The acute quantum threat to cryptocurrency does not come from hash functions at all. It comes from Shor's algorithm attacking ECDSA key pairs. That is the vulnerability driving the post-quantum cryptography migration that blockchain developers, standards bodies, and security researchers are actively working to address.
Frequently Asked Questions
Is SHA-256 safe from quantum computers?
SHA-256 is considered safe against realistic near-to-medium-term quantum hardware. Grover's algorithm reduces its effective security from 256 bits to approximately 128 bits, which meets NIST's Category 1 post-quantum security baseline. A quantum computer capable of threatening that 128-bit margin would require capabilities far beyond anything currently built or projected within the next decade.

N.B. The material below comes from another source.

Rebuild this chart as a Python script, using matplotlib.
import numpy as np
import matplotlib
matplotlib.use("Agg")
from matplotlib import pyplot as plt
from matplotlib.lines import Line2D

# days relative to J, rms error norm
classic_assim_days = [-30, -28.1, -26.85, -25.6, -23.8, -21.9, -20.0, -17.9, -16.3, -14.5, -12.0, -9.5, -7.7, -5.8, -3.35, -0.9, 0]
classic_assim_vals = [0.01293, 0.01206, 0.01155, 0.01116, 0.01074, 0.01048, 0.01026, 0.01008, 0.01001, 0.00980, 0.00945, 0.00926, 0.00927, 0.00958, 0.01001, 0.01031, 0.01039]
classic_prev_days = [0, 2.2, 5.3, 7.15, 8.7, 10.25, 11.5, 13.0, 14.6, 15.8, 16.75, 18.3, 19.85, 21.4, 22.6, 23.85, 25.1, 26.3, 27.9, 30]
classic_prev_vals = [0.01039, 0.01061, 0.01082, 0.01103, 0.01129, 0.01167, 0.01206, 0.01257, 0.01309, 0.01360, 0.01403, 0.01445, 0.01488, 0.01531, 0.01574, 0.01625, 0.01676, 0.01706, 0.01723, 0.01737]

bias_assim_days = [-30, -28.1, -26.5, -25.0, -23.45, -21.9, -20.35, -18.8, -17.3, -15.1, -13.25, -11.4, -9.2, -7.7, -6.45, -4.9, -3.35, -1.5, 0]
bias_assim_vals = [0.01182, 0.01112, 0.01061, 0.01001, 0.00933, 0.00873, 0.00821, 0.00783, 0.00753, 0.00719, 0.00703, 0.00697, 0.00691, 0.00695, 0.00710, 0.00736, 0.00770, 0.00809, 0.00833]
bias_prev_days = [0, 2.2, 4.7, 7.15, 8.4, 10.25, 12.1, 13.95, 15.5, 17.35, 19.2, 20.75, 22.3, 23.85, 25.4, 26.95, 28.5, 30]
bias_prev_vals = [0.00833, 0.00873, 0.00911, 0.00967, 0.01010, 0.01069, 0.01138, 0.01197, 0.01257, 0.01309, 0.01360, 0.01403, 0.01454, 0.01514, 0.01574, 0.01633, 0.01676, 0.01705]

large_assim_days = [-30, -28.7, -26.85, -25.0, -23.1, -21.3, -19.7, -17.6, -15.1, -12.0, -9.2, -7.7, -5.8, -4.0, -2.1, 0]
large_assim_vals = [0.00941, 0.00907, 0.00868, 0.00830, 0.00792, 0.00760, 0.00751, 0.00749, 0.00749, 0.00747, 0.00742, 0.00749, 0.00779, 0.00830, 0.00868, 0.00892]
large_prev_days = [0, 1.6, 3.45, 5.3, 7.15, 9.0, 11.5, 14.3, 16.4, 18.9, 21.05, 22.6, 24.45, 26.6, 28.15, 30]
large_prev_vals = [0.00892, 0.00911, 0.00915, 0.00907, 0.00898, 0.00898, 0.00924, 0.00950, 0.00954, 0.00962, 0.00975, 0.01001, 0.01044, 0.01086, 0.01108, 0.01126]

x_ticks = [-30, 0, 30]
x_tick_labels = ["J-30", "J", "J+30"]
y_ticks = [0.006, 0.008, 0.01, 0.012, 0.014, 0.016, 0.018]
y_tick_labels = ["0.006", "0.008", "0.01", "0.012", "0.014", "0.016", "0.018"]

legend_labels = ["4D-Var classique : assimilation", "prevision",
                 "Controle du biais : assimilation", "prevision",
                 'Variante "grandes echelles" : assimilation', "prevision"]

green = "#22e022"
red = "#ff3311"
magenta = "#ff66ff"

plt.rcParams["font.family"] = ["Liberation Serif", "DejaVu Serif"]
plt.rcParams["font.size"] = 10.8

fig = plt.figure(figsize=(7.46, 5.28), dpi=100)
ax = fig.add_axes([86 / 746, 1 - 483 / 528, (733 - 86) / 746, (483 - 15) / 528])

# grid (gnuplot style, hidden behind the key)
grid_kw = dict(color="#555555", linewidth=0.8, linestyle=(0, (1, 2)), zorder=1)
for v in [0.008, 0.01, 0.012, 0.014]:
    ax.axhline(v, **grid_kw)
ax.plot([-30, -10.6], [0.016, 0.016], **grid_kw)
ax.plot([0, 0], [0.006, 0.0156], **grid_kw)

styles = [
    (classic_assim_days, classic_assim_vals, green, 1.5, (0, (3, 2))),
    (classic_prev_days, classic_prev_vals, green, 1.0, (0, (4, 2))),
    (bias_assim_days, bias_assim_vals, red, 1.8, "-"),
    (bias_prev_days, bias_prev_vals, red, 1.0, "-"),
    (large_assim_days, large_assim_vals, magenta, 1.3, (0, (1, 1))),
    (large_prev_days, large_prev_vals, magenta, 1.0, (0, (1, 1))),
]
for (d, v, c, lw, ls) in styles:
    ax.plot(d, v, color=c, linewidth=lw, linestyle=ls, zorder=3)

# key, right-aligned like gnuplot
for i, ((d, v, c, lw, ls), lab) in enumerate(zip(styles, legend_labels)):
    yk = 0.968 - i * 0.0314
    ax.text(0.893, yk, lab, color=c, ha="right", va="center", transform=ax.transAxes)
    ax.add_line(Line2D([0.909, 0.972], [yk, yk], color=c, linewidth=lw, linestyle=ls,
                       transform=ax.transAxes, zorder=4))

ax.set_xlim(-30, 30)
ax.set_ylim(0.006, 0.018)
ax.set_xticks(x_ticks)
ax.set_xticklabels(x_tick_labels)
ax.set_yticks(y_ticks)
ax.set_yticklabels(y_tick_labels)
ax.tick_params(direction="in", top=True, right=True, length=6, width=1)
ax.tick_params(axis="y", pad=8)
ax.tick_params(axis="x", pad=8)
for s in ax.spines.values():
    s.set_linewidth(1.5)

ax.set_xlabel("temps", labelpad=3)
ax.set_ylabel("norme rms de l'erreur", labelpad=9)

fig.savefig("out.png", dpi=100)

What does Grover's algorithm do to SHA-256?
Grover's algorithm provides a quadratic speedup for unstructured search problems. Applied to SHA-256, it reduces the work required to find a pre-image from 2²⁵⁶ classical operations to approximately 2¹²⁸ quantum operations. This halves the effective bit-security of the hash function but does not break it, as 128 bits of security is still considered robust by current cryptographic standards.

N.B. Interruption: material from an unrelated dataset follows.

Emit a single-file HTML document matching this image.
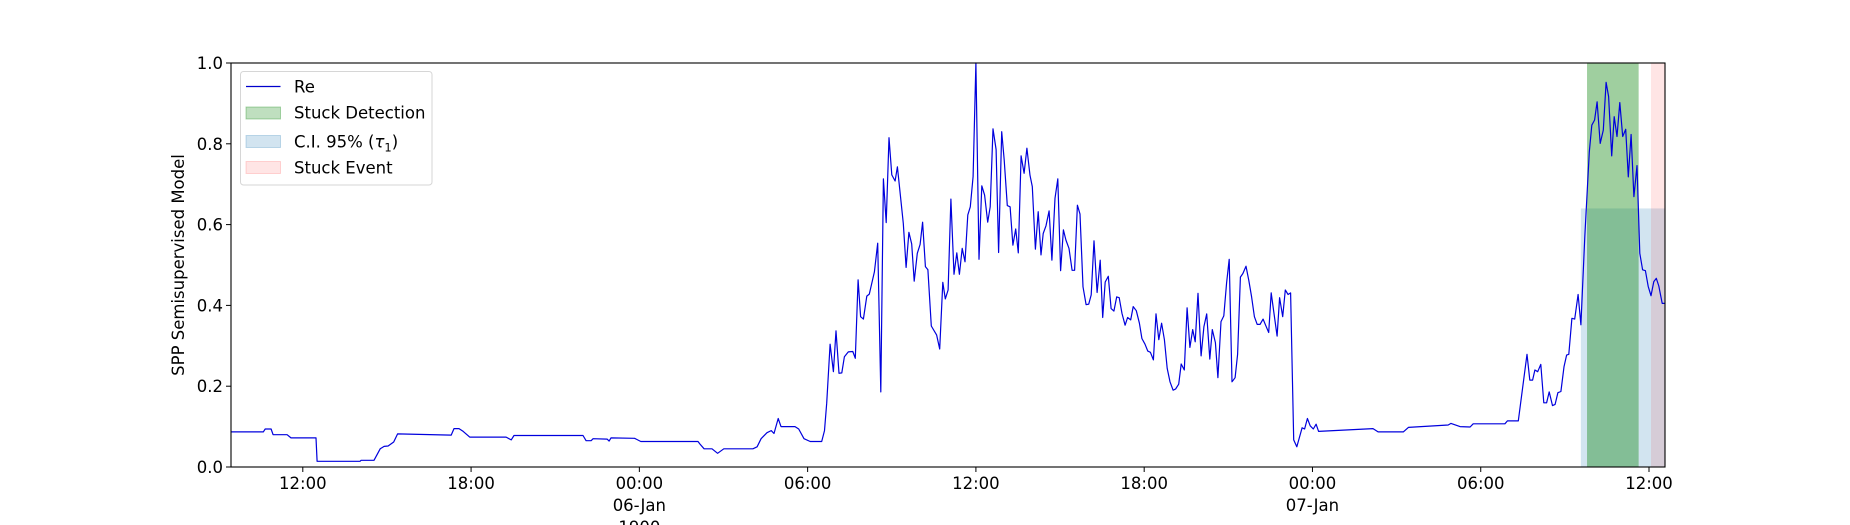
<!DOCTYPE html>
<html><head><meta charset="utf-8"><style>
html,body{margin:0;padding:0;background:#fff;}
svg{display:block;font-family:"DejaVu Sans","Liberation Sans",sans-serif;}
</style></head><body>
<svg id="chart" width="1850" height="525" viewBox="0 0 1850 525">
<rect width="1850" height="525" fill="#fff"/>
<g id="shades"></g>
<g id="series"></g>
<g id="axes"></g>
<text x="184" y="265" transform="rotate(-90 184 265)" text-anchor="middle" font-size="16.5" fill="#000">SPP Semisupervised Model</text>
<g>
<rect x="240.5" y="71.5" width="191.5" height="113.5" rx="3" fill="#fff" fill-opacity="0.8" stroke="#d6d6d6"/>
<line x1="246" y1="86.5" x2="280.5" y2="86.5" stroke="#0000cc" stroke-width="1.2"/>
<text x="294" y="92.5" font-size="16.5">Re</text>
<rect x="246" y="107" width="34.5" height="12" fill="rgba(0,128,0,0.25)" stroke="rgba(0,128,0,0.3)"/>
<text x="294" y="118.5" font-size="16.5">Stuck Detection</text>
<rect x="246" y="135.5" width="34.5" height="12" fill="rgba(31,119,180,0.2)" stroke="rgba(31,119,180,0.25)"/>
<text x="294" y="147.5" font-size="16.5">C.I. 95% (<tspan font-style="italic">τ</tspan><tspan font-size="11.5" dy="4">1</tspan><tspan dy="-4">)</tspan></text>
<rect x="246" y="161.5" width="34.5" height="12" fill="rgba(255,0,0,0.1)" stroke="rgba(255,0,0,0.15)"/>
<text x="294" y="173.5" font-size="16.5">Stuck Event</text>
</g>
</svg>
<script>
// hours since 05-Jan 00:00
const times = [9.44,10.59,10.66,10.87,10.94,11.44,11.58,12.47,12.51,14.04,14.08,14.54,14.76,14.90,15.04,15.24,15.38,17.29,17.39,17.57,17.72,17.95,19.25,19.43,19.53,21.99,22.10,22.28,22.35,22.85,22.92,22.99,23.83,24.05,26.09,26.16,26.31,26.59,26.79,27.01,28.05,28.20,28.34,28.55,28.70,28.80,28.95,29.05,29.55,29.68,29.87,30.09,30.50,30.60,30.68,30.80,30.92,31.01,31.12,31.22,31.31,31.45,31.61,31.70,31.80,31.89,31.99,32.11,32.20,32.38,32.50,32.61,32.70,32.80,32.90,33.00,33.12,33.20,33.41,33.51,33.61,33.71,33.80,33.91,34.01,34.10,34.20,34.29,34.41,34.60,34.71,34.82,34.91,35.01,35.11,35.22,35.32,35.41,35.51,35.61,35.71,35.80,35.90,36.00,36.11,36.21,36.31,36.42,36.51,36.61,36.72,36.81,36.92,37.01,37.12,37.22,37.32,37.42,37.51,37.61,37.72,37.82,37.93,38.01,38.12,38.22,38.32,38.40,38.50,38.61,38.71,38.82,38.92,39.02,39.12,39.21,39.32,39.43,39.52,39.62,39.71,39.82,39.93,40.02,40.11,40.21,40.32,40.43,40.52,40.61,40.72,40.82,40.92,41.02,41.11,41.21,41.32,41.41,41.52,41.61,41.72,41.83,41.92,42.03,42.13,42.22,42.33,42.42,42.52,42.62,42.72,42.82,42.92,43.03,43.12,43.23,43.32,43.43,43.53,43.63,43.73,43.82,43.92,44.03,44.13,44.23,44.34,44.43,44.54,44.63,44.74,44.84,44.94,45.03,45.13,45.24,45.33,45.43,45.52,45.63,45.73,45.83,45.93,46.03,46.13,46.24,46.33,46.44,46.53,46.63,46.74,46.83,46.94,47.03,47.13,47.22,47.33,47.44,47.53,47.63,47.72,47.82,47.92,48.03,48.13,48.22,50.16,50.34,51.24,51.42,52.84,52.94,53.26,53.62,53.73,54.86,54.95,55.34,55.65,55.75,55.85,55.93,56.03,56.14,56.25,56.35,56.44,56.56,56.65,56.75,56.86,56.97,57.06,57.14,57.25,57.35,57.47,57.57,57.71,57.87,57.96,58.06,58.15,58.26,58.37,58.47,58.56,58.67,58.76,58.86,58.96,59.06,59.17,59.26,59.36,59.46,59.57,59.67,59.77,59.87,59.97,60.07,60.17,60.26,60.35,60.47,60.57];
const reValues = [0.087,0.087,0.094,0.094,0.08,0.08,0.072,0.072,0.014,0.014,0.0165,0.0165,0.045,0.051,0.052,0.062,0.082,0.079,0.095,0.095,0.088,0.074,0.074,0.067,0.078,0.078,0.065,0.065,0.07,0.069,0.064,0.072,0.071,0.063,0.063,0.057,0.045,0.045,0.034,0.045,0.045,0.05,0.07,0.085,0.09,0.083,0.12,0.1,0.1,0.094,0.07,0.063,0.063,0.09,0.158,0.304,0.236,0.337,0.232,0.233,0.273,0.285,0.286,0.269,0.463,0.372,0.366,0.423,0.428,0.483,0.554,0.186,0.713,0.605,0.815,0.723,0.708,0.743,0.603,0.494,0.581,0.552,0.46,0.529,0.551,0.606,0.496,0.488,0.349,0.327,0.292,0.457,0.416,0.438,0.663,0.477,0.53,0.477,0.541,0.508,0.624,0.644,0.719,1.0,0.514,0.696,0.673,0.606,0.644,0.837,0.786,0.531,0.83,0.76,0.647,0.644,0.549,0.589,0.53,0.77,0.727,0.789,0.722,0.694,0.539,0.632,0.525,0.578,0.597,0.634,0.512,0.665,0.713,0.486,0.587,0.562,0.541,0.487,0.487,0.648,0.626,0.446,0.402,0.403,0.426,0.56,0.432,0.512,0.37,0.458,0.472,0.392,0.386,0.421,0.419,0.38,0.351,0.37,0.364,0.397,0.387,0.356,0.318,0.304,0.287,0.284,0.265,0.379,0.315,0.356,0.315,0.244,0.211,0.19,0.193,0.205,0.255,0.24,0.394,0.296,0.34,0.31,0.43,0.275,0.347,0.379,0.267,0.34,0.308,0.221,0.36,0.374,0.456,0.514,0.211,0.221,0.279,0.47,0.479,0.497,0.462,0.421,0.372,0.353,0.353,0.366,0.351,0.333,0.431,0.38,0.324,0.419,0.372,0.438,0.427,0.431,0.067,0.05,0.072,0.097,0.094,0.12,0.102,0.094,0.106,0.088,0.095,0.087,0.087,0.098,0.104,0.108,0.1,0.099,0.107,0.107,0.114,0.114,0.279,0.215,0.215,0.24,0.236,0.254,0.159,0.159,0.186,0.152,0.155,0.184,0.187,0.248,0.277,0.279,0.368,0.366,0.427,0.352,0.57,0.78,0.846,0.859,0.904,0.801,0.834,0.952,0.917,0.77,0.867,0.818,0.902,0.818,0.836,0.718,0.823,0.669,0.746,0.529,0.488,0.486,0.447,0.424,0.459,0.467,0.448,0.405,0.405];
const xTickHours = [12,18,24,30,36,42,48,54,60];
const xTickLabels = ["12:00","18:00","00:00","06:00","12:00","18:00","00:00","06:00","12:00"];
const xTickSub = ["","","06-Jan","","","","07-Jan","",""];
const yTicks = [0,0.2,0.4,0.6,0.8,1.0];
const yTickLabels = ["0.0","0.2","0.4","0.6","0.8","1.0"];
const ciSpan = [57.57, 60.57];
const ciTop = [0.64];
const detectionSpan = [57.79, 59.63];
const eventSpan = [60.07, 60.57];

const L=231,R=1665,T=63,B=467, X0=9.44, X1=60.57;
const NS="http://www.w3.org/2000/svg";
function sx(t){return L+(t-X0)/(X1-X0)*(R-L);}
function sy(v){return B-v*(B-T);}
function mk(tag,attrs,parent){const e=document.createElementNS(NS,tag);for(const k in attrs)e.setAttribute(k,attrs[k]);parent.appendChild(e);return e;}

const shades=document.getElementById('shades');
let r=mk('rect',{x:sx(ciSpan[0]),y:sy(ciTop[0]),width:sx(ciSpan[1])-sx(ciSpan[0]),height:B-sy(ciTop[0]),fill:'rgba(31,119,180,0.2)'},shades);


r=mk('rect',{x:sx(detectionSpan[0]),y:T,width:sx(detectionSpan[1])-sx(detectionSpan[0]),height:B-T,fill:'rgba(0,128,0,0.375)'},shades);


r=mk('rect',{x:sx(eventSpan[0]),y:T,width:sx(eventSpan[1])-sx(eventSpan[0]),height:B-T,fill:'rgba(255,0,0,0.1)'},shades);



const series=document.getElementById('series');
const pts=times.map((t,i)=>sx(t).toFixed(1)+','+sy(reValues[i]).toFixed(1)).join(' ');
const line=mk('polyline',{points:pts,fill:'none',stroke:'#0000dd',"stroke-width":1.2,"stroke-linejoin":'round'},series);



const axes=document.getElementById('axes');
const frame=mk('rect',{x:L,y:T,width:R-L,height:B-T,fill:'none',stroke:'#000',"stroke-width":1.1},axes);


yTicks.forEach((v,i)=>{
  const tk=mk('line',{x1:L-5,x2:L,y1:sy(v),y2:sy(v),stroke:'#000',"stroke-width":1},axes);
  
  
  const tx=mk('text',{x:L-8,y:sy(v)+6,"text-anchor":'end',"font-size":16.5},axes);
  tx.textContent=yTickLabels[i];
  
  
});
xTickHours.forEach((h,i)=>{
  const x=sx(h);
  const tk=mk('line',{x1:x,x2:x,y1:B,y2:B+5,stroke:'#000',"stroke-width":1},axes);
  
  
  const tx=mk('text',{x:x,y:489,"text-anchor":'middle',"font-size":16.5},axes);
  tx.textContent=xTickLabels[i];
  
  
  if(xTickSub[i]){
    const s=mk('text',{x:x,y:511,"text-anchor":'middle',"font-size":16.5},axes);
    s.textContent=xTickSub[i];
    
    
  }
  if(i===2){
    const y=mk('text',{x:x,y:533,"text-anchor":'middle',"font-size":16.5},axes);
    y.textContent='1900';
    
    
  }
});
</script>
</body></html>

Is ECDSA more vulnerable to quantum attacks than SHA-256?
Yes, significantly. ECDSA is vulnerable to Shor's algorithm, which can solve the elliptic-curve discrete logarithm problem in polynomial time on a sufficiently powerful quantum computer, potentially allowing an attacker to derive a private key from an exposed public key. SHA-256 is only subject to Grover's weaker quadratic speedup. The signature layer is the primary quantum threat to Bitcoin and Ethereum, not the hashing layer.
Could a quantum computer mine Bitcoin faster?
In theory, a quantum computer using Grover's algorithm could find valid proof-of-work hashes faster than a classical ASIC. However, Bitcoin's difficulty adjustment mechanism compensates for faster block discovery by increasing the target difficulty. Practical constraints, including the cost and cooling requirements of quantum hardware, also make quantum mining economically unlikely to dominate over optimised classical ASICs for the foreseeable future.
Why is SHA-256 used in post-quantum signature schemes if quantum computers can attack it?
Hash-based signature schemes like SPHINCS+ (standardised by NIST as SLH-DSA) rely on SHA-256's pre-image and collision resistance, which Grover's algorithm only weakens to 128-bit security, not breaks. These schemes specifically avoid discrete logarithm and factoring hardness assumptions, which Shor's algorithm targets. SHA-256's resilience to quantum attack is precisely why it is the foundational primitive for several NIST-approved post-quantum algorithms.
When will quantum computers actually threaten SHA-256?
Threatening SHA-256's 128-bit post-quantum security margin would require a quantum computer capable of sustaining roughly 2¹²⁸ coherent quantum operations, a computational scale that current hardware is orders of magnitude away from achieving. Most cryptographic analysts do not consider SHA-256 hash security a near-term or medium-term quantum risk. ECDSA signature security is the priority concern for the crypto industry.